Each row's primary key is hashed onto a ring of storage nodes. The owning node holds the data and forwards copies to a small fixed number of clockwise neighbors as replicas. Adding capacity moves only the affected partitions.
A CDN's edge layer hashes the URL of an object to pick which cache node should serve it. As nodes join and leave the pool, the bulk of cached content stays exactly where it was — keeping hit rates high even during rolling deploys.
Adopting the ring is rarely a single afternoon's work. Membership has to be tracked, replicas have to be placed thoughtfully, and rebalancing has to be paced. None of these are showstoppers — but they are the issues that consume the rest of the design.
Every node must learn quickly when peers join or leave.

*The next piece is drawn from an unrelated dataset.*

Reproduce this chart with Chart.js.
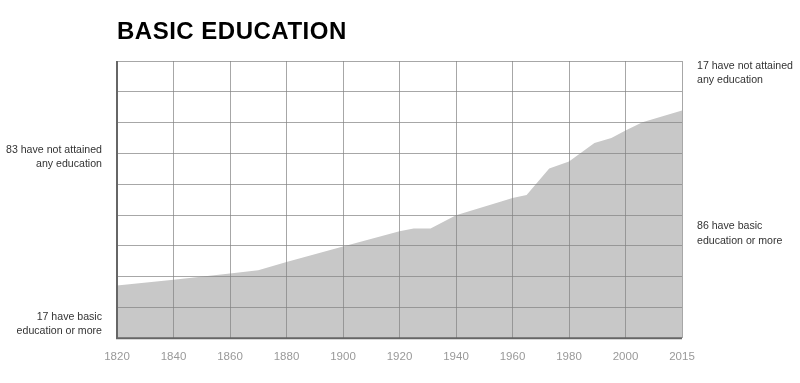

Most clusters layer a gossip protocol on top of the ring to converge the membership view. That is an extra subsystem with its own failure modes.
Putting copies on the next clockwise nodes is simple, but those nodes may share a rack, a zone, or a power domain. Production systems extend the basic rule to skip over neighbors until rack and region diversity is satisfied.
Even with virtual nodes, the distribution is statistical. Some shards run hot. Modern variants add capacity caps on each node and overflow to the next — at the cost of a slightly more complex lookup.
Adding a node only shifts a small share of keys — but that share still has to be physically copied. The transfer must be throttled so that ongoing reads and writes are not starved of bandwidth.
Wrap the output of your hash function end to end. Servers and keys both live as points on the same circle.
One rule for placement, lookup, and replica selection. No external routing table to keep in sync.
On average, about 1/N of the keys move when a node arrives or departs — versus nearly all of them under mod-N.
Replicating each physical node hundreds of times around the ring evens out arc sizes and spreads failures across many neighbors.
Walk the ring to choose replicas, but skip over peers that share a rack or zone with one already chosen.
The math is gentle, but the network is not. Throttle transfers so live traffic keeps its share of the pipe.